Pragmatismo que, por sua vez, é muito pouco "real", já que nenhuma decisão, nenhuma reviravolta do capital, encontra efeitos visíveis nessa casta de operadores de títulos. O drama do pequeno agricultor, exposto aos ventos do capital apátrida, não aparece para quem interrompe uma linha de investimento teclando alguns sinais no seu PC quase sempre obediente.
Voltando ao senador Suassuna. Não é um yuppie. Representa interesses regionais, nordestinos, contra a patópolis paulista. Eis que está usando gravatas Disney, como o yuppie que ele não é.
Há uma lição de ironia em sua atitude. Sabendo ser ridícula a atuação parlamentar, recusou-se, na aparência, às exaltações do discurso setentrional. Indignar-se, como faz sempre Antônio Carlos Magalhães, é que é ridículo e falso. O dedo em riste; a catilinária; o revólver; a troca de tapas-- que teatro! Que falsa indignação! Quanto ridículo!
A escritora Madame de Stael, nos começos do século 19, lamentava a falta de entusiasmo e de sinceridade na política. Cada vez que alguém afirma suas convicções, dizia ela, perguntamos quais os interesses que essa pessoa defende.
"Defender os interesses" deste ou daquele grupo social, no século 20, já virou atividade nobilitante para qualquer ação política. A esquerda começou a perder o jogo quando se mostrava legítima defensora dos interesses do proletariado -quando devia ser, a julgar pelo que Marx dizia, defensora da humanidade contra a barbárie.
Eis que surge o senador Suassuna, expressando descontentamento não aos gritos, ou também aos gritos, mas sobretudo com sua gravata de Pato Donald enraivecido.
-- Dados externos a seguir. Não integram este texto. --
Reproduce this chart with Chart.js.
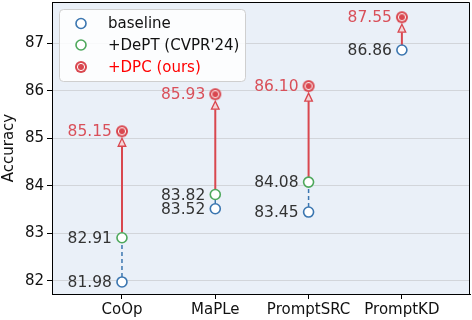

É o protesto silencioso, inútil como todos os grasnidos de Donald, eloquente como a tanga de Gabeira nos anos 80. Símbolo e denúncia da vacuidade da ação parlamentar, ato de sublime ironia contra a própria farsa em que se transforma o Legislativo, reduzido a sua dimensão de Patópolis enquanto o Banco Central e a presidência da República cuidam de assuntos mais sérios, por meio de medidas provisórias.
Ou não cuidam; FHC viaja e sorri; algum yuppie, com a mesma gravata de Suassuna, governa o Brasil no seu lugar.